The Problem
A team of data analysts working with Python and Pandas has ran into productivity issues with their data exploration tasks on important large datasets. The running time of analyses was in the order of minutes, which was unacceptable for interactive analysis.
The Analysis
Our analysis uncovered several technical difficulties that reduced the productivity of the team:
- Group-by with many groups led to memory stress in analysis jobs or to their failure.
- Custom aggregators in Python slowed down analyses.

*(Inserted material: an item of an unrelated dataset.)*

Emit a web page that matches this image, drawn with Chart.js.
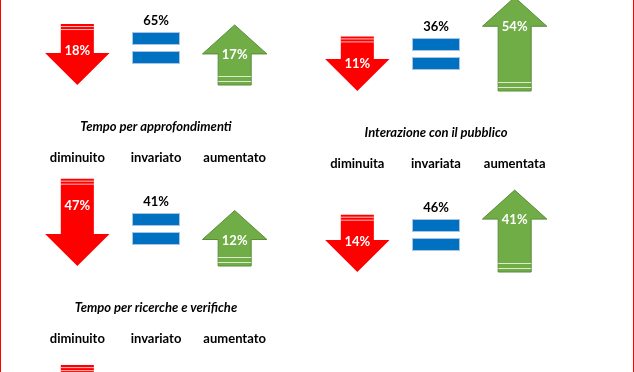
<!DOCTYPE html>
<html><head><meta charset="utf-8">
<script src="https://cdn.jsdelivr.net/npm/chart.js@4.4.0/dist/chart.umd.min.js"></script>
<style>
html,body{margin:0;padding:0;background:#fff;overflow:hidden;}
#page{position:relative;width:634px;height:372px;overflow:hidden;background:#fff;}
#page canvas{position:absolute;}
.edge{position:absolute;top:0;width:1px;height:372px;background:#FF0000;z-index:5;}
</style></head><body>
<div id="page">
<canvas id="cLA" width="300" height="181" style="left:0;top:-69px"></canvas>
<canvas id="cLB" width="300" height="181" style="left:0;top:112px"></canvas>
<canvas id="cLC" width="300" height="181" style="left:0;top:293px"></canvas>
<canvas id="cRA" width="300" height="181" style="left:280px;top:-63px"></canvas>
<canvas id="cRB" width="300" height="181" style="left:280px;top:118px"></canvas>
<div class="edge" style="left:0"></div><div class="edge" style="left:633px"></div>
</div>
<script>
// ---- data ----
const categoriesM = ['diminuito', 'invariato', 'aumentato'];
const categoriesF = ['diminuita', 'invariata', 'aumentata'];
const titleLA = '';
const titleLB = 'Tempo per approfondimenti';
const titleLC = 'Tempo per ricerche e verifiche';
const titleRA = '';
const titleRB = 'Interazione con il pubblico';
const valuesLA = [18, 65, 17];
const valuesLB = [47, 41, 12];
const valuesLC = [41, 45, 14];
const valuesRA = [11, 36, 54];
const valuesRB = [14, 46, 41];

const FONT = 'Lato, "Open Sans", sans-serif';
const RED = '#FF0000', BLUE = '#0070C0', GREEN = '#70AD47';

function pctLabel(ctx, text, x, y, color) {
  ctx.fillStyle = color;
  ctx.font = 'bold 13px ' + FONT;
  ctx.textAlign = 'center';
  ctx.textBaseline = 'middle';
  ctx.fillText(text, x, y);
}
function stripe(ctx, x0, x1, y) {
  ctx.fillStyle = 'rgba(255,255,255,0.75)';
  ctx.fillRect(x0, y, x1 - x0, 1);
}
function drawDown(ctx, x, top, base, w, v) {
  const hw = w * 1.95, hh = 32;
  ctx.fillStyle = RED;
  ctx.beginPath();
  ctx.moveTo(x - w / 2, top);
  ctx.lineTo(x + w / 2, top);
  ctx.lineTo(x + w / 2, base - hh);
  ctx.lineTo(x + hw / 2, base - hh);
  ctx.lineTo(x, base);
  ctx.lineTo(x - hw / 2, base - hh);
  ctx.lineTo(x - w / 2, base - hh);
  ctx.closePath();
  ctx.fill();
  stripe(ctx, x - w / 2, x + w / 2, top + 2);
  stripe(ctx, x - w / 2, x + w / 2, top + 5);
  pctLabel(ctx, v + '%', x, top + 27, '#fff');
}
function drawUp(ctx, x, top, base, w, v) {
  const hw = w * 1.95, hh = 29;
  ctx.fillStyle = GREEN;
  ctx.strokeStyle = '#5B8C3A';
  ctx.lineWidth = 1;
  ctx.beginPath();
  ctx.moveTo(x, top);
  ctx.lineTo(x + hw / 2, top + hh);
  ctx.lineTo(x + w / 2, top + hh);
  ctx.lineTo(x + w / 2, base);
  ctx.lineTo(x - w / 2, base);
  ctx.lineTo(x - w / 2, top + hh);
  ctx.lineTo(x - hw / 2, top + hh);
  ctx.closePath();
  ctx.fill();
  ctx.stroke();
  stripe(ctx, x - w / 2, x + w / 2, base - 9);
  stripe(ctx, x - w / 2, x + w / 2, base - 4);
  pctLabel(ctx, v + '%', x, top + 30, '#fff');
}
function drawEqual(ctx, x, base, v) {
  const w = 48, h = 13;
  ctx.fillStyle = BLUE;
  ctx.strokeStyle = '#A9C4E4';
  ctx.lineWidth = 1;
  [[base - 53, h], [base - 34, h]].forEach(([yy, hh]) => {
    ctx.fillRect(x - w / 2, yy, w, hh);
    ctx.strokeRect(x - w / 2 + 0.5, yy + 0.5, w - 1, hh - 1);
  });
  pctLabel(ctx, v + '%', x, base - 64, '#000');
}

const arrowPlugin = {
  id: 'arrows',
  afterDatasetsDraw(chart) {
    const ctx = chart.ctx;
    const meta = chart.getDatasetMeta(0);
    const vals = chart.data.datasets[0].data;
    meta.data.forEach((el, i) => {
      const p = el.getProps(['x', 'y', 'base', 'width'], true);
      ctx.save();
      if (i === 0) drawDown(ctx, p.x, p.y, p.base, p.width, vals[i]);
      else if (i === 1) drawEqual(ctx, p.x, p.base, vals[i]);
      else drawUp(ctx, p.x, p.y, p.base, p.width, vals[i]);
      ctx.restore();
    });
  }
};

function makeChart(id, title, labels, values) {
  return new Chart(document.getElementById(id), {
    type: 'bar',
    data: {
      labels: labels,
      datasets: [{
        data: values, base: -49,
        backgroundColor: 'rgba(0,0,0,0)', borderWidth: 0,
        barPercentage: 0.42, categoryPercentage: 1
      }]
    },
    options: {
      responsive: false, animation: false, events: [],
      layout: { padding: { left: 38, right: 26, top: 0, bottom: 27 } },
      plugins: {
        legend: { display: false },
        tooltip: { enabled: false },
        title: {
          display: true, text: title, color: '#000',
          font: { family: FONT, size: 13, weight: 'bold', style: 'italic', lineHeight: 1.2 },
          padding: { top: 7, bottom: 7 }
        }
      },
      scales: {
        x: {
          position: 'top',
          grid: { display: false, drawTicks: false },
          border: { display: false },
          ticks: { color: '#000', padding: 8, font: { family: FONT, size: 13, weight: 'bold' } }
        },
        y: { display: false, min: -49, max: 53 }
      }
    },
    plugins: [arrowPlugin]
  });
}

makeChart('cLA', titleLA, categoriesM, valuesLA);
makeChart('cLB', titleLB, categoriesM, valuesLB);
makeChart('cLC', titleLC, categoriesM, valuesLC);
makeChart('cRA', titleRA, categoriesF, valuesRA);
makeChart('cRB', titleRB, categoriesF, valuesRB);
</script>
</body></html>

- Inconsistent result types returned by Pandas, in particular scalar vs. series vs. dataframe, led to the team including inefficient data normalization code in their analyses.
The Solution
We provided tailored solutions to the common computational tasks that were responsible for the technical issues and reduced performance:
- Group-by operations were ported to NumPy, allowing for much faster processing with much fewer computational resources. The new functionality was wrapped in an interface similar to Pandas’, which reduced the effort of utilizing the functionality in existing analyses code.
- The set of custom aggregators was ported to Numba, simplifying the code and making it faster. The custom aggregators were packaged for easy integration into group-by operations, either using Pandas or using NumPy.
- Inefficient normalization code became unnecessary and was removed.
The Impact
The running time of analyses went down from minutes to seconds, enabling the team to conduct interactive analysis of their large datasets, and making them more productive. At the same time, only a small effort was needed to adapt existing analyses code to the new interface, which was similar to the original one.